Data block
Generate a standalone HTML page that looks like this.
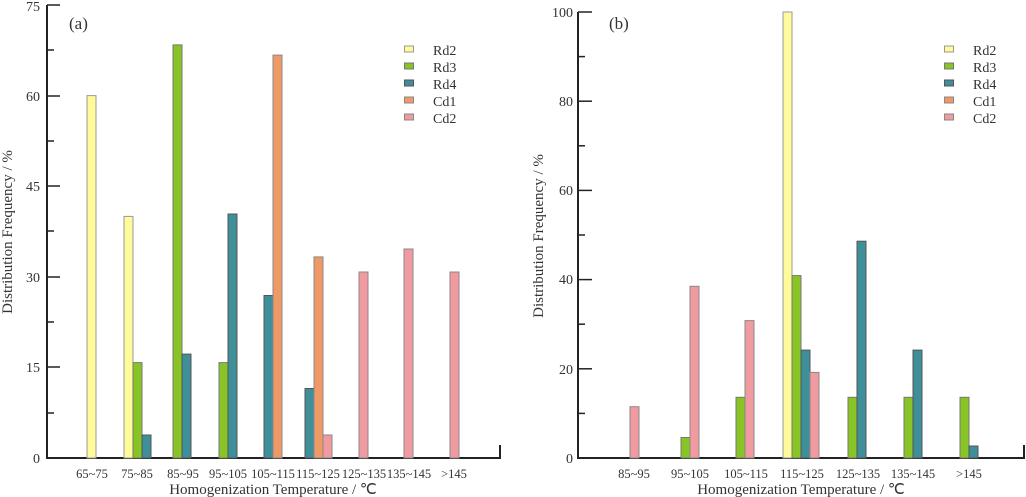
<!DOCTYPE html>
<html><head><meta charset="utf-8"><style>
html,body{margin:0;padding:0;background:#fff}
svg{display:block}
text{font-family:"Liberation Serif",serif;fill:#333}
</style></head><body>
<svg width="1026" height="497" viewBox="0 0 1026 497" xmlns="http://www.w3.org/2000/svg">
<defs><style>
.a{stroke:#222;stroke-width:2;fill:none}
.t{stroke:#222;stroke-width:1.5}
.r2{fill:#fffa9a;stroke:#999;stroke-width:1}
.r3{fill:#88c425;stroke:#777;stroke-width:1}
.r4{fill:#3e8f9a;stroke:#555;stroke-width:1}
.c1{fill:#ef9a66;stroke:#888;stroke-width:1}
.c2{fill:#f19ba0;stroke:#888;stroke-width:1}
.tl{font-size:14px;text-anchor:end}
.xl{font-size:12.5px;text-anchor:middle}
.lg{font-size:14px}
</style></defs>

<!-- Chart a -->
<path class="a" d="M47,5 V458 H500 V445"/>
<g class="t">
<line x1="47" y1="5" x2="60" y2="5"/><line x1="47" y1="50" x2="54" y2="50"/>
<line x1="47" y1="96" x2="60" y2="96"/><line x1="47" y1="141" x2="54" y2="141"/>
<line x1="47" y1="186" x2="60" y2="186"/><line x1="47" y1="231" x2="54" y2="231"/>
<line x1="47" y1="277" x2="60" y2="277"/><line x1="47" y1="322" x2="54" y2="322"/>
<line x1="47" y1="367" x2="60" y2="367"/><line x1="47" y1="413" x2="54" y2="413"/>
</g>
<text class="tl" x="40" y="11">75</text>
<text class="tl" x="40" y="101">60</text>
<text class="tl" x="40" y="191">45</text>
<text class="tl" x="40" y="282">30</text>
<text class="tl" x="40" y="372">15</text>
<text class="tl" x="40" y="463">0</text>
<text x="69" y="29" style="font-size:17px">(a)</text>
<text transform="translate(12,232) rotate(-90)" style="font-size:15px;text-anchor:middle">Distribution Frequency / %</text>
<text x="273" y="494" style="font-size:15px;text-anchor:middle">Homogenization Temperature / ℃</text>
<text class="xl" x="92" y="478">65~75</text>
<text class="xl" x="137" y="478">75~85</text>
<text class="xl" x="183" y="478">85~95</text>
<text class="xl" x="228" y="478">95~105</text>
<text class="xl" x="273" y="478">105~115</text>
<text class="xl" x="318" y="478">115~125</text>
<text class="xl" x="364" y="478">125~135</text>
<text class="xl" x="409" y="478">135~145</text>
<text class="xl" x="454" y="478">&gt;145</text>
<rect class="r2" x="87" y="95.6" width="9" height="362.4"/>
<rect class="r2" x="124" y="216.4" width="9" height="241.6"/>
<rect class="r3" x="133" y="362.6" width="9" height="95.4"/>
<rect class="r4" x="142" y="435" width="9" height="23"/>
<rect class="r3" x="173" y="44.9" width="9" height="413.1"/>
<rect class="r4" x="182" y="354.1" width="9" height="103.9"/>
<rect class="r3" x="219" y="362.6" width="9" height="95.4"/>
<rect class="r4" x="228" y="214" width="9" height="244"/>
<rect class="r4" x="264" y="295.5" width="9" height="162.5"/>
<rect class="c1" x="273" y="55.1" width="9" height="402.9"/>
<rect class="r4" x="305" y="388.5" width="9" height="69.5"/>
<rect class="c1" x="314" y="256.9" width="9" height="201.1"/>
<rect class="c2" x="323" y="435" width="9" height="23"/>
<rect class="c2" x="359" y="272" width="9" height="186"/>
<rect class="c2" x="404" y="249" width="9" height="209"/>
<rect class="c2" x="450" y="272" width="9" height="186"/>
<rect class="r2" x="404.5" y="46" width="9" height="6"/>
<rect class="r3" x="404.5" y="63" width="9" height="6"/>
<rect class="r4" x="404.5" y="80" width="9" height="6"/>
<rect class="c1" x="404.5" y="97" width="9" height="6"/>
<rect class="c2" x="404.5" y="114" width="9" height="6"/>
<text class="lg" x="433" y="55">Rd2</text>
<text class="lg" x="433" y="72">Rd3</text>
<text class="lg" x="433" y="89">Rd4</text>
<text class="lg" x="433" y="106">Cd1</text>
<text class="lg" x="433" y="123">Cd2</text>

<!-- Chart b -->
<path class="a" d="M578,12 V458 H1024 V445"/>
<g class="t">
<line x1="578" y1="12" x2="592" y2="12"/><line x1="578" y1="56.6" x2="585" y2="56.6"/>
<line x1="578" y1="101.2" x2="592" y2="101.2"/><line x1="578" y1="145.8" x2="585" y2="145.8"/>
<line x1="578" y1="190.4" x2="592" y2="190.4"/><line x1="578" y1="235" x2="585" y2="235"/>
<line x1="578" y1="279.6" x2="592" y2="279.6"/><line x1="578" y1="324.2" x2="585" y2="324.2"/>
<line x1="578" y1="368.8" x2="592" y2="368.8"/><line x1="578" y1="413.4" x2="585" y2="413.4"/>
</g>
<text class="tl" x="573" y="17">100</text>
<text class="tl" x="573" y="106">80</text>
<text class="tl" x="573" y="195">60</text>
<text class="tl" x="573" y="284">40</text>
<text class="tl" x="573" y="374">20</text>
<text class="tl" x="573" y="463">0</text>
<text x="609" y="29" style="font-size:17px">(b)</text>
<text transform="translate(543,236) rotate(-90)" style="font-size:15px;text-anchor:middle">Distribution Frequency / %</text>
<text x="801" y="494" style="font-size:15px;text-anchor:middle">Homogenization Temperature / ℃</text>
<text class="xl" x="634" y="478">85~95</text>
<text class="xl" x="690" y="478">95~105</text>
<text class="xl" x="746" y="478">105~115</text>
<text class="xl" x="802" y="478">115~125</text>
<text class="xl" x="858" y="478">125~135</text>
<text class="xl" x="913" y="478">135~145</text>
<text class="xl" x="969" y="478">&gt;145</text>
<rect class="c2" x="630" y="406.7" width="9" height="51.3"/>
<rect class="r3" x="681" y="437.5" width="9" height="20.5"/>
<rect class="c2" x="690" y="286.3" width="9" height="171.7"/>
<rect class="r3" x="736" y="397.3" width="9" height="60.7"/>
<rect class="c2" x="745" y="320.6" width="9" height="137.4"/>
<rect class="r2" x="783" y="12" width="9" height="446"/>
<rect class="r3" x="792" y="275.6" width="9" height="182.4"/>
<rect class="r4" x="801" y="350.1" width="9" height="107.9"/>
<rect class="c2" x="810" y="372.4" width="9" height="85.6"/>
<rect class="r3" x="848" y="397.3" width="9" height="60.7"/>
<rect class="r4" x="857" y="241.2" width="9" height="216.8"/>
<rect class="r3" x="904" y="397.3" width="9" height="60.7"/>
<rect class="r4" x="913" y="350.1" width="9" height="107.9"/>
<rect class="r3" x="960" y="397.3" width="9" height="60.7"/>
<rect class="r4" x="969" y="446" width="9" height="12"/>
<rect class="r2" x="944.5" y="46" width="9" height="6"/>
<rect class="r3" x="944.5" y="63" width="9" height="6"/>
<rect class="r4" x="944.5" y="80" width="9" height="6"/>
<rect class="c1" x="944.5" y="97" width="9" height="6"/>
<rect class="c2" x="944.5" y="114" width="9" height="6"/>
<text class="lg" x="973" y="55">Rd2</text>
<text class="lg" x="973" y="72">Rd3</text>
<text class="lg" x="973" y="89">Rd4</text>
<text class="lg" x="973" y="106">Cd1</text>
<text class="lg" x="973" y="123">Cd2</text>
</svg>
</body></html>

Stated task
Quote each line of the listing exactly, but leave the pictures out.

Output of the exercise
Generate a standalone HTML page that looks like this.
<!DOCTYPE html>
<html><head><meta charset="utf-8"><style>
html,body{margin:0;padding:0;background:#fff}
svg{display:block}
text{font-family:"Liberation Serif",serif;fill:#333}
</style></head><body>
<svg width="1026" height="497" viewBox="0 0 1026 497" xmlns="http://www.w3.org/2000/svg">
<defs><style>
.a{stroke:#222;stroke-width:2;fill:none}
.t{stroke:#222;stroke-width:1.5}
.r2{fill:#fffa9a;stroke:#999;stroke-width:1}
.r3{fill:#88c425;stroke:#777;stroke-width:1}
.r4{fill:#3e8f9a;stroke:#555;stroke-width:1}
.c1{fill:#ef9a66;stroke:#888;stroke-width:1}
.c2{fill:#f19ba0;stroke:#888;stroke-width:1}
.tl{font-size:14px;text-anchor:end}
.xl{font-size:12.5px;text-anchor:middle}
.lg{font-size:14px}
</style></defs>

<!-- Chart a -->
<path class="a" d="M47,5 V458 H500 V445"/>
<g class="t">
<line x1="47" y1="5" x2="60" y2="5"/><line x1="47" y1="50" x2="54" y2="50"/>
<line x1="47" y1="96" x2="60" y2="96"/><line x1="47" y1="141" x2="54" y2="141"/>
<line x1="47" y1="186" x2="60" y2="186"/><line x1="47" y1="231" x2="54" y2="231"/>
<line x1="47" y1="277" x2="60" y2="277"/><line x1="47" y1="322" x2="54" y2="322"/>
<line x1="47" y1="367" x2="60" y2="367"/><line x1="47" y1="413" x2="54" y2="413"/>
</g>
<text class="tl" x="40" y="11">75</text>
<text class="tl" x="40" y="101">60</text>
<text class="tl" x="40" y="191">45</text>
<text class="tl" x="40" y="282">30</text>
<text class="tl" x="40" y="372">15</text>
<text class="tl" x="40" y="463">0</text>
<text x="69" y="29" style="font-size:17px">(a)</text>
<text transform="translate(12,232) rotate(-90)" style="font-size:15px;text-anchor:middle">Distribution Frequency / %</text>
<text x="273" y="494" style="font-size:15px;text-anchor:middle">Homogenization Temperature / ℃</text>
<text class="xl" x="92" y="478">65~75</text>
<text class="xl" x="137" y="478">75~85</text>
<text class="xl" x="183" y="478">85~95</text>
<text class="xl" x="228" y="478">95~105</text>
<text class="xl" x="273" y="478">105~115</text>
<text class="xl" x="318" y="478">115~125</text>
<text class="xl" x="364" y="478">125~135</text>
<text class="xl" x="409" y="478">135~145</text>
<text class="xl" x="454" y="478">&gt;145</text>
<rect class="r2" x="87" y="95.6" width="9" height="362.4"/>
<rect class="r2" x="124" y="216.4" width="9" height="241.6"/>
<rect class="r3" x="133" y="362.6" width="9" height="95.4"/>
<rect class="r4" x="142" y="435" width="9" height="23"/>
<rect class="r3" x="173" y="44.9" width="9" height="413.1"/>
<rect class="r4" x="182" y="354.1" width="9" height="103.9"/>
<rect class="r3" x="219" y="362.6" width="9" height="95.4"/>
<rect class="r4" x="228" y="214" width="9" height="244"/>
<rect class="r4" x="264" y="295.5" width="9" height="162.5"/>
<rect class="c1" x="273" y="55.1" width="9" height="402.9"/>
<rect class="r4" x="305" y="388.5" width="9" height="69.5"/>
<rect class="c1" x="314" y="256.9" width="9" height="201.1"/>
<rect class="c2" x="323" y="435" width="9" height="23"/>
<rect class="c2" x="359" y="272" width="9" height="186"/>
<rect class="c2" x="404" y="249" width="9" height="209"/>
<rect class="c2" x="450" y="272" width="9" height="186"/>
<rect class="r2" x="404.5" y="46" width="9" height="6"/>
<rect class="r3" x="404.5" y="63" width="9" height="6"/>
<rect class="r4" x="404.5" y="80" width="9" height="6"/>
<rect class="c1" x="404.5" y="97" width="9" height="6"/>
<rect class="c2" x="404.5" y="114" width="9" height="6"/>
<text class="lg" x="433" y="55">Rd2</text>
<text class="lg" x="433" y="72">Rd3</text>
<text class="lg" x="433" y="89">Rd4</text>
<text class="lg" x="433" y="106">Cd1</text>
<text class="lg" x="433" y="123">Cd2</text>

<!-- Chart b -->
<path class="a" d="M578,12 V458 H1024 V445"/>
<g class="t">
<line x1="578" y1="12" x2="592" y2="12"/><line x1="578" y1="56.6" x2="585" y2="56.6"/>
<line x1="578" y1="101.2" x2="592" y2="101.2"/><line x1="578" y1="145.8" x2="585" y2="145.8"/>
<line x1="578" y1="190.4" x2="592" y2="190.4"/><line x1="578" y1="235" x2="585" y2="235"/>
<line x1="578" y1="279.6" x2="592" y2="279.6"/><line x1="578" y1="324.2" x2="585" y2="324.2"/>
<line x1="578" y1="368.8" x2="592" y2="368.8"/><line x1="578" y1="413.4" x2="585" y2="413.4"/>
</g>
<text class="tl" x="573" y="17">100</text>
<text class="tl" x="573" y="106">80</text>
<text class="tl" x="573" y="195">60</text>
<text class="tl" x="573" y="284">40</text>
<text class="tl" x="573" y="374">20</text>
<text class="tl" x="573" y="463">0</text>
<text x="609" y="29" style="font-size:17px">(b)</text>
<text transform="translate(543,236) rotate(-90)" style="font-size:15px;text-anchor:middle">Distribution Frequency / %</text>
<text x="801" y="494" style="font-size:15px;text-anchor:middle">Homogenization Temperature / ℃</text>
<text class="xl" x="634" y="478">85~95</text>
<text class="xl" x="690" y="478">95~105</text>
<text class="xl" x="746" y="478">105~115</text>
<text class="xl" x="802" y="478">115~125</text>
<text class="xl" x="858" y="478">125~135</text>
<text class="xl" x="913" y="478">135~145</text>
<text class="xl" x="969" y="478">&gt;145</text>
<rect class="c2" x="630" y="406.7" width="9" height="51.3"/>
<rect class="r3" x="681" y="437.5" width="9" height="20.5"/>
<rect class="c2" x="690" y="286.3" width="9" height="171.7"/>
<rect class="r3" x="736" y="397.3" width="9" height="60.7"/>
<rect class="c2" x="745" y="320.6" width="9" height="137.4"/>
<rect class="r2" x="783" y="12" width="9" height="446"/>
<rect class="r3" x="792" y="275.6" width="9" height="182.4"/>
<rect class="r4" x="801" y="350.1" width="9" height="107.9"/>
<rect class="c2" x="810" y="372.4" width="9" height="85.6"/>
<rect class="r3" x="848" y="397.3" width="9" height="60.7"/>
<rect class="r4" x="857" y="241.2" width="9" height="216.8"/>
<rect class="r3" x="904" y="397.3" width="9" height="60.7"/>
<rect class="r4" x="913" y="350.1" width="9" height="107.9"/>
<rect class="r3" x="960" y="397.3" width="9" height="60.7"/>
<rect class="r4" x="969" y="446" width="9" height="12"/>
<rect class="r2" x="944.5" y="46" width="9" height="6"/>
<rect class="r3" x="944.5" y="63" width="9" height="6"/>
<rect class="r4" x="944.5" y="80" width="9" height="6"/>
<rect class="c1" x="944.5" y="97" width="9" height="6"/>
<rect class="c2" x="944.5" y="114" width="9" height="6"/>
<text class="lg" x="973" y="55">Rd2</text>
<text class="lg" x="973" y="72">Rd3</text>
<text class="lg" x="973" y="89">Rd4</text>
<text class="lg" x="973" y="106">Cd1</text>
<text class="lg" x="973" y="123">Cd2</text>
</svg>
</body></html>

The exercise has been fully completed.